Written instruction. Below is a listing to transcribe in full and exactly; keep the pictures out.
-=-=-
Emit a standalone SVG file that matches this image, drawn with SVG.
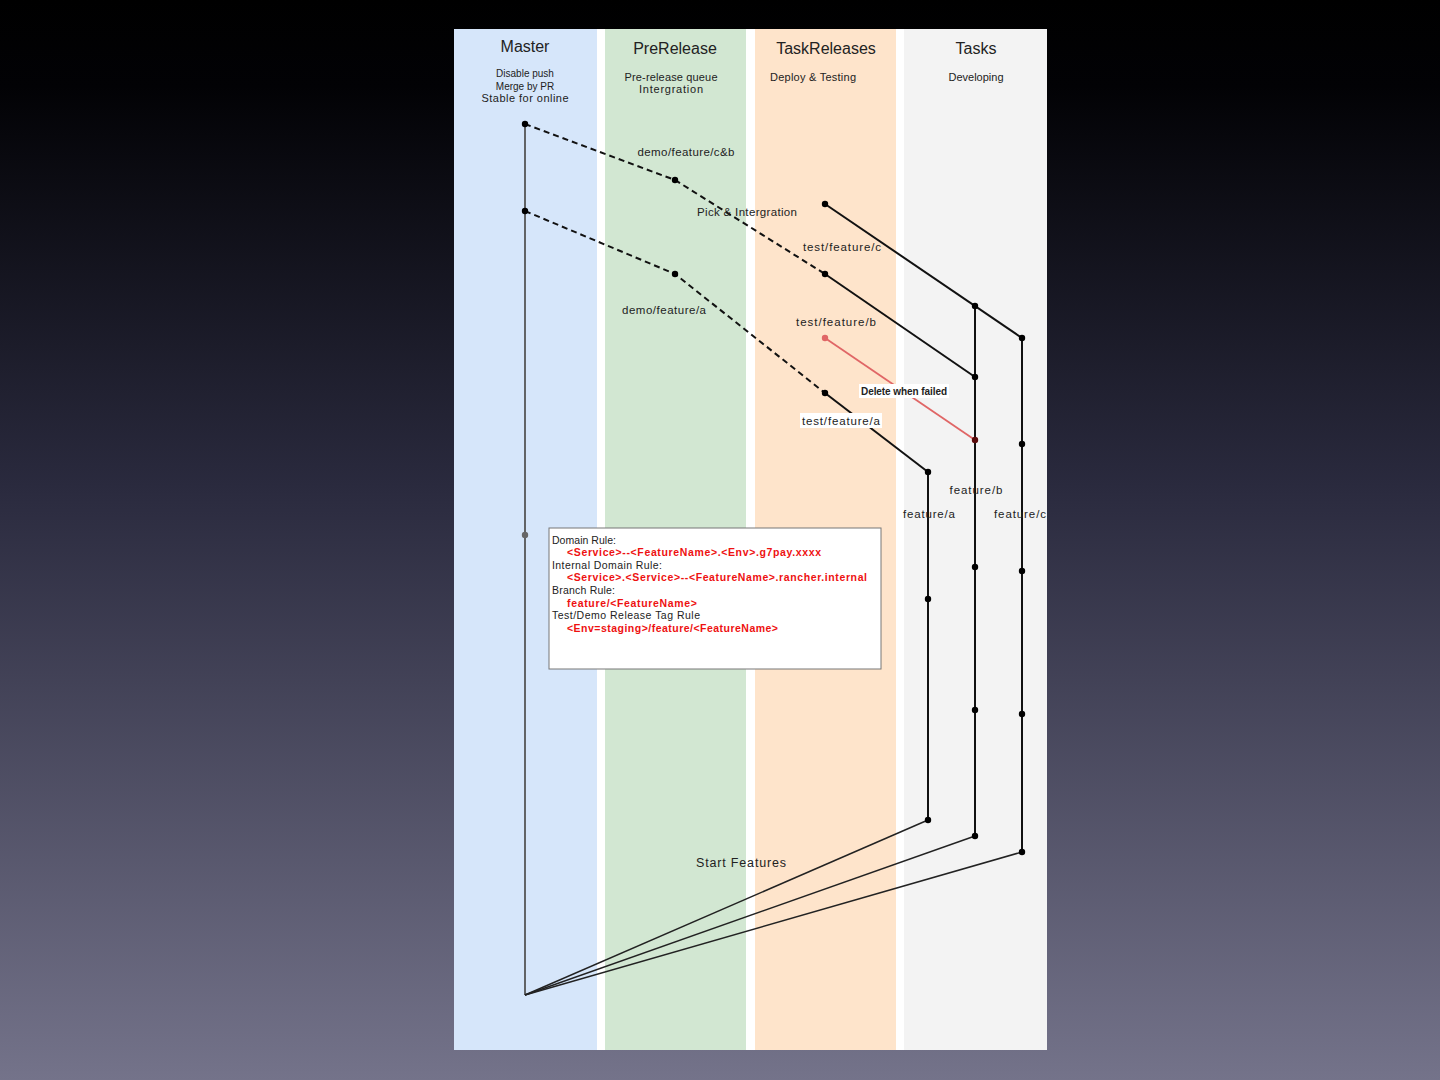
<svg xmlns="http://www.w3.org/2000/svg" width="1440" height="1080" viewBox="0 0 1440 1080">
<defs>
<linearGradient id="bg" x1="0" y1="0" x2="0" y2="1">
<stop offset="0" stop-color="#000000"/>
<stop offset="0.08" stop-color="#020205"/>
<stop offset="0.45" stop-color="#2a2a3e"/>
<stop offset="1" stop-color="#74738a"/>
</linearGradient>
<style>
text{font-family:"Liberation Sans","DejaVu Sans",sans-serif;fill:#222}
.title{font-size:16px;text-anchor:middle}
.sub{font-size:11px;text-anchor:middle}
.lbl{font-size:11.5px;text-anchor:middle}
.box{font-size:10.5px}
.red{fill:#ee1111;font-weight:bold}
.dash{fill:none;stroke:#111;stroke-width:2;stroke-dasharray:6 4}
.solid{fill:none;stroke:#111;stroke-width:2}
.dot{fill:#000}
</style>
</defs>
<rect width="1440" height="1080" fill="url(#bg)"/>
<rect x="454" y="29" width="593" height="1021" fill="#ffffff"/>
<g id="lanes">
<g id="lane-master"><rect x="454" y="29" width="143" height="1021" fill="#d6e6fa"/>
<text class="title" x="525" y="52">Master</text>
<text class="sub" x="525" y="77" style="font-size:10px">Disable push</text>
<text class="sub" x="525" y="90" style="font-size:10px">Merge by PR</text>
<text class="sub" x="525" y="102" textLength="87">Stable for online</text></g>
<g id="lane-prerelease"><rect x="605" y="29" width="141" height="1021" fill="#d2e7d2"/>
<text class="title" x="675" y="54">PreRelease</text>
<text class="sub" x="671" y="81" textLength="93">Pre-release queue</text>
<text class="sub" x="671" y="93" textLength="64">Intergration</text></g>
<g id="lane-taskreleases"><rect x="755" y="29" width="141" height="1021" fill="#fee4cb"/>
<text class="title" x="826" y="54">TaskReleases</text>
<text class="sub" x="813" y="81" textLength="86">Deploy &amp; Testing</text></g>
<g id="lane-tasks"><rect x="904" y="29" width="143" height="1021" fill="#f3f3f3"/>
<text class="title" x="976" y="54">Tasks</text>
<text class="sub" x="976" y="81">Developing</text></g>
</g>
<g id="connectors">
<line x1="525" y1="124" x2="525" y2="995" stroke="#555" stroke-width="1.8"/>
<polyline class="dash" points="525,124 675,180 825,274"/>
<polyline class="dash" points="525,211 675,274 825,393"/>
<line class="solid" x1="825" y1="204" x2="1022" y2="338"/>
<line class="solid" x1="825" y1="274" x2="975" y2="377"/>
<line x1="825" y1="338" x2="975" y2="440" stroke="#e06666" stroke-width="1.8"/>
<line class="solid" x1="825" y1="393" x2="928" y2="472"/>
<line class="solid" x1="928" y1="472" x2="928" y2="820"/>
<line class="solid" x1="975" y1="306" x2="975" y2="836"/>
<line class="solid" x1="1022" y1="338" x2="1022" y2="852"/>
<line x1="525" y1="995" x2="928" y2="820" stroke="#222" stroke-width="1.5"/>
<line x1="525" y1="995" x2="975" y2="836" stroke="#222" stroke-width="1.5"/>
<line x1="525" y1="995" x2="1022" y2="852" stroke="#222" stroke-width="1.5"/>
</g>
<g id="nodes">
<g id="m1"><circle class="dot" cx="525" cy="124" r="3.2"/></g>
<g id="m2"><circle class="dot" cx="525" cy="211" r="3.2"/></g>
<g id="m3"><circle cx="525" cy="535" r="3.2" fill="#666"/></g>
<g id="demo-cb"><circle class="dot" cx="675" cy="180" r="3.2"/><text class="lbl" x="686" y="156" textLength="97">demo/feature/c&amp;b</text></g>
<g id="pick"><text class="lbl" x="747" y="216" textLength="100">Pick &amp; Intergration</text></g>
<g id="demo-a"><circle class="dot" cx="675" cy="274" r="3.2"/><text class="lbl" x="664" y="314" textLength="84">demo/feature/a</text></g>
<g id="test-c"><circle class="dot" cx="825" cy="204" r="3.2"/><text class="lbl" x="842" y="251" textLength="78">test/feature/c</text></g>
<g id="test-cb"><circle class="dot" cx="825" cy="274" r="3.2"/></g>
<g id="test-b"><circle cx="825" cy="338" r="3.2" fill="#e06666"/><text class="lbl" x="836" y="326" textLength="80">test/feature/b</text></g>
<g id="delete"><rect x="859" y="384" width="90" height="14" fill="#fff"/><text class="lbl" x="904" y="395" style="font-size:10px;font-weight:bold" textLength="86">Delete when failed</text></g>
<g id="test-a"><rect x="800" y="413" width="82" height="15" fill="#fff"/><circle class="dot" cx="825" cy="393" r="3.2"/><text class="lbl" x="841" y="425" textLength="78">test/feature/a</text></g>
<g id="feature-a"><circle class="dot" cx="928" cy="472" r="3.2"/><circle class="dot" cx="928" cy="599" r="3.2"/><circle class="dot" cx="928" cy="820" r="3.2"/><text class="lbl" x="929" y="518" textLength="52">feature/a</text></g>
<g id="feature-b"><circle class="dot" cx="975" cy="306" r="3.2"/><circle class="dot" cx="975" cy="377" r="3.2"/><circle cx="975" cy="440" r="3.2" fill="#5a0a0a"/><circle class="dot" cx="975" cy="567" r="3.2"/><circle class="dot" cx="975" cy="710" r="3.2"/><circle class="dot" cx="975" cy="836" r="3.2"/><text class="lbl" x="976" y="494" textLength="53">feature/b</text></g>
<g id="feature-c"><circle class="dot" cx="1022" cy="338" r="3.2"/><circle class="dot" cx="1022" cy="444" r="3.2"/><circle class="dot" cx="1022" cy="571" r="3.2"/><circle class="dot" cx="1022" cy="714" r="3.2"/><circle class="dot" cx="1022" cy="852" r="3.2"/><text class="lbl" x="1020" y="518" textLength="52">feature/c</text></g>
<g id="start"><text class="lbl" x="741" y="867" style="font-size:12.5px" textLength="90">Start Features</text></g>
<g id="rules">
<rect x="549" y="528" width="332" height="141" fill="#fff" stroke="#777" stroke-width="1"/>
<text class="box" x="552" y="544" textLength="64">Domain Rule:</text>
<text class="box red" x="567" y="556" textLength="254">&lt;Service&gt;--&lt;FeatureName&gt;.&lt;Env&gt;.g7pay.xxxx</text>
<text class="box" x="552" y="569" textLength="110">Internal Domain Rule:</text>
<text class="box red" x="567" y="581" textLength="300">&lt;Service&gt;.&lt;Service&gt;--&lt;FeatureName&gt;.rancher.internal</text>
<text class="box" x="552" y="594" textLength="63">Branch Rule:</text>
<text class="box red" x="567" y="607" textLength="130">feature/&lt;FeatureName&gt;</text>
<text class="box" x="552" y="619" textLength="148">Test/Demo Release Tag Rule</text>
<text class="box red" x="567" y="632" textLength="211">&lt;Env=staging&gt;/feature/&lt;FeatureName&gt;</text>
</g>
</g>
</svg>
-=-=-
Response.
Emit a standalone SVG file that matches this image, drawn with SVG.
<svg xmlns="http://www.w3.org/2000/svg" width="1440" height="1080" viewBox="0 0 1440 1080">
<defs>
<linearGradient id="bg" x1="0" y1="0" x2="0" y2="1">
<stop offset="0" stop-color="#000000"/>
<stop offset="0.08" stop-color="#020205"/>
<stop offset="0.45" stop-color="#2a2a3e"/>
<stop offset="1" stop-color="#74738a"/>
</linearGradient>
<style>
text{font-family:"Liberation Sans","DejaVu Sans",sans-serif;fill:#222}
.title{font-size:16px;text-anchor:middle}
.sub{font-size:11px;text-anchor:middle}
.lbl{font-size:11.5px;text-anchor:middle}
.box{font-size:10.5px}
.red{fill:#ee1111;font-weight:bold}
.dash{fill:none;stroke:#111;stroke-width:2;stroke-dasharray:6 4}
.solid{fill:none;stroke:#111;stroke-width:2}
.dot{fill:#000}
</style>
</defs>
<rect width="1440" height="1080" fill="url(#bg)"/>
<rect x="454" y="29" width="593" height="1021" fill="#ffffff"/>
<g id="lanes">
<g id="lane-master"><rect x="454" y="29" width="143" height="1021" fill="#d6e6fa"/>
<text class="title" x="525" y="52">Master</text>
<text class="sub" x="525" y="77" style="font-size:10px">Disable push</text>
<text class="sub" x="525" y="90" style="font-size:10px">Merge by PR</text>
<text class="sub" x="525" y="102" textLength="87">Stable for online</text></g>
<g id="lane-prerelease"><rect x="605" y="29" width="141" height="1021" fill="#d2e7d2"/>
<text class="title" x="675" y="54">PreRelease</text>
<text class="sub" x="671" y="81" textLength="93">Pre-release queue</text>
<text class="sub" x="671" y="93" textLength="64">Intergration</text></g>
<g id="lane-taskreleases"><rect x="755" y="29" width="141" height="1021" fill="#fee4cb"/>
<text class="title" x="826" y="54">TaskReleases</text>
<text class="sub" x="813" y="81" textLength="86">Deploy &amp; Testing</text></g>
<g id="lane-tasks"><rect x="904" y="29" width="143" height="1021" fill="#f3f3f3"/>
<text class="title" x="976" y="54">Tasks</text>
<text class="sub" x="976" y="81">Developing</text></g>
</g>
<g id="connectors">
<line x1="525" y1="124" x2="525" y2="995" stroke="#555" stroke-width="1.8"/>
<polyline class="dash" points="525,124 675,180 825,274"/>
<polyline class="dash" points="525,211 675,274 825,393"/>
<line class="solid" x1="825" y1="204" x2="1022" y2="338"/>
<line class="solid" x1="825" y1="274" x2="975" y2="377"/>
<line x1="825" y1="338" x2="975" y2="440" stroke="#e06666" stroke-width="1.8"/>
<line class="solid" x1="825" y1="393" x2="928" y2="472"/>
<line class="solid" x1="928" y1="472" x2="928" y2="820"/>
<line class="solid" x1="975" y1="306" x2="975" y2="836"/>
<line class="solid" x1="1022" y1="338" x2="1022" y2="852"/>
<line x1="525" y1="995" x2="928" y2="820" stroke="#222" stroke-width="1.5"/>
<line x1="525" y1="995" x2="975" y2="836" stroke="#222" stroke-width="1.5"/>
<line x1="525" y1="995" x2="1022" y2="852" stroke="#222" stroke-width="1.5"/>
</g>
<g id="nodes">
<g id="m1"><circle class="dot" cx="525" cy="124" r="3.2"/></g>
<g id="m2"><circle class="dot" cx="525" cy="211" r="3.2"/></g>
<g id="m3"><circle cx="525" cy="535" r="3.2" fill="#666"/></g>
<g id="demo-cb"><circle class="dot" cx="675" cy="180" r="3.2"/><text class="lbl" x="686" y="156" textLength="97">demo/feature/c&amp;b</text></g>
<g id="pick"><text class="lbl" x="747" y="216" textLength="100">Pick &amp; Intergration</text></g>
<g id="demo-a"><circle class="dot" cx="675" cy="274" r="3.2"/><text class="lbl" x="664" y="314" textLength="84">demo/feature/a</text></g>
<g id="test-c"><circle class="dot" cx="825" cy="204" r="3.2"/><text class="lbl" x="842" y="251" textLength="78">test/feature/c</text></g>
<g id="test-cb"><circle class="dot" cx="825" cy="274" r="3.2"/></g>
<g id="test-b"><circle cx="825" cy="338" r="3.2" fill="#e06666"/><text class="lbl" x="836" y="326" textLength="80">test/feature/b</text></g>
<g id="delete"><rect x="859" y="384" width="90" height="14" fill="#fff"/><text class="lbl" x="904" y="395" style="font-size:10px;font-weight:bold" textLength="86">Delete when failed</text></g>
<g id="test-a"><rect x="800" y="413" width="82" height="15" fill="#fff"/><circle class="dot" cx="825" cy="393" r="3.2"/><text class="lbl" x="841" y="425" textLength="78">test/feature/a</text></g>
<g id="feature-a"><circle class="dot" cx="928" cy="472" r="3.2"/><circle class="dot" cx="928" cy="599" r="3.2"/><circle class="dot" cx="928" cy="820" r="3.2"/><text class="lbl" x="929" y="518" textLength="52">feature/a</text></g>
<g id="feature-b"><circle class="dot" cx="975" cy="306" r="3.2"/><circle class="dot" cx="975" cy="377" r="3.2"/><circle cx="975" cy="440" r="3.2" fill="#5a0a0a"/><circle class="dot" cx="975" cy="567" r="3.2"/><circle class="dot" cx="975" cy="710" r="3.2"/><circle class="dot" cx="975" cy="836" r="3.2"/><text class="lbl" x="976" y="494" textLength="53">feature/b</text></g>
<g id="feature-c"><circle class="dot" cx="1022" cy="338" r="3.2"/><circle class="dot" cx="1022" cy="444" r="3.2"/><circle class="dot" cx="1022" cy="571" r="3.2"/><circle class="dot" cx="1022" cy="714" r="3.2"/><circle class="dot" cx="1022" cy="852" r="3.2"/><text class="lbl" x="1020" y="518" textLength="52">feature/c</text></g>
<g id="start"><text class="lbl" x="741" y="867" style="font-size:12.5px" textLength="90">Start Features</text></g>
<g id="rules">
<rect x="549" y="528" width="332" height="141" fill="#fff" stroke="#777" stroke-width="1"/>
<text class="box" x="552" y="544" textLength="64">Domain Rule:</text>
<text class="box red" x="567" y="556" textLength="254">&lt;Service&gt;--&lt;FeatureName&gt;.&lt;Env&gt;.g7pay.xxxx</text>
<text class="box" x="552" y="569" textLength="110">Internal Domain Rule:</text>
<text class="box red" x="567" y="581" textLength="300">&lt;Service&gt;.&lt;Service&gt;--&lt;FeatureName&gt;.rancher.internal</text>
<text class="box" x="552" y="594" textLength="63">Branch Rule:</text>
<text class="box red" x="567" y="607" textLength="130">feature/&lt;FeatureName&gt;</text>
<text class="box" x="552" y="619" textLength="148">Test/Demo Release Tag Rule</text>
<text class="box red" x="567" y="632" textLength="211">&lt;Env=staging&gt;/feature/&lt;FeatureName&gt;</text>
</g>
</g>
</svg>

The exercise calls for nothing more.